I didn’t buy “real” furniture, because my apartment was only temporary, a stopgap between college and the real world. Instead, I furnished in an eclectic mix of battered antiques and haute Walmart, faux Hogarth etchings and reproduction tapestries. I resisted acquiring appliances—they would only have to be moved eventually anyway—and my clothes made seasonal pilgrimages to my parents’ apartment in New York. After all, I didn’t really live here. I was just here for school. Temporarily.

Temporary adds up. So do books and shoes and those inevitable knick-knacks that attach to birthdays and holidays like confetti to a parade ground (in this case, five mismatched candleholders, an egg cup shaped like a broody chicken, and something that I think is supposed to be a picture frame, but have never figured out). After seven years, my temporary residence managed to look pretty solid. It had become, despite itself, a home.

As I sit here, seven years on, surrounded by drifts of cardboard boxes (filled with candleholders and eggcups and obscene numbers of books), some of the leaving has already been done for me, as Cambridge changed around me, leaving me before I had a chance to leave it. The photo shop where I used to develop my snapshots before the advent of digital photography has disappeared, replaced by an ice cream shop. Express has become EMS, the pan-Asian restaurant turned into a snazzy dessert place, and where Abercrombie and Fitch once sprawled now hunch a row of ATMs. I’m sure a sociologist could read all sorts of trends into these shifts. All I know is that I’m constantly walking past stores that aren’t there anymore.

The Cambridge I’m going to miss isn’t the defunct Express or the new dessert place (well, maybe the new dessert place—they mix delicious white chocolate martinis). All three of the books in the Pink Carnation series were largely written during my sojourn beside the red brick walls of Harvard Yard. My characters may not actually ever make it to Cambridge (even if Eloise, my modern heroine, is a Harvard graduate student), but Cambridge is there in the books nonetheless. Every inch of text is imprinted with a material memory.

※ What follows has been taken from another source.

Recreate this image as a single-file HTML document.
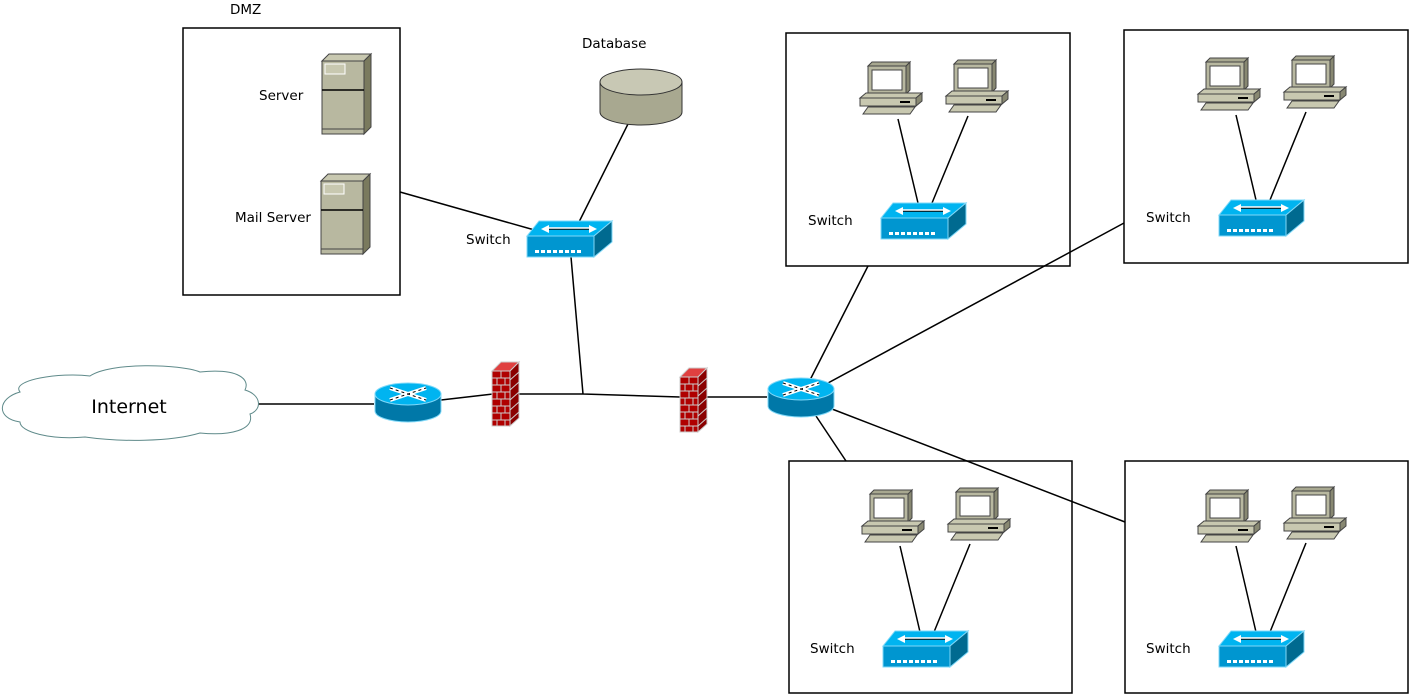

Amy climbed into a boat in the Seine as I hunched over my laptop at the battered front desk in the History Department library, desperately hoping that none of the first year grad students studying so diligently behind me would be moved to peek over my shoulder at my “dissertation notes”. That scene there, the one where Jane speaks in poetic code with Augustus Whittlesby in “Black Tulip”—that was written on a bitter cold January day, in my favorite back table at the Broadway Market Starbucks, lightheaded (and slightly ill) from two lattes one after the other, greedily guzzled for warmth. Even Geoffrey Pinchingdale-Snipe’s primary seat owes its name to a fluke of local geography. I had been invited to a dinner at my medieval history professor’s house, a long, long way down Brattle Street to a cul de sac called Sibley Court. The name lingered pleasantly on the tongue. I tried it out a few times as I walked down Brattle, past the concrete block of the American Reparatory Theatre and the leafy calm of professors’ houses. “It’s a long way to Sibley Court.” And, lo, Geoff had a country estate in Gloucestershire.

I could go on and on for pages, mapping out every inch of the books like a medieval cartographer, indexing each twist and shift of plot and character to its corresponding Cambridge topography. That plotting epiphany as I was hurrying to meet a friend at Peet’s Coffee; the time I had to plop down on a bench on a concrete island midway between the law school and the grocery store, surrounded by traffic, and write an entire scene of Pink III before it got away…. Books never confine themselves neatly to the space between the desk chair and the keyboard; they sprawl to touch every inch of the landscape and infuse it with extraterritorial significance.

Do you have your own private literary landscapes that overlap with the more mundane geography of the material world? Are there places that are linked in your mind with particular scenes in books you’ve either written or read?

One Response to “On Leaving Cambridge”

  1. In answer to the final question, it\’s too early to think *g* — but I LOVED this post, and seeing your years at Cambridge. Wonderful!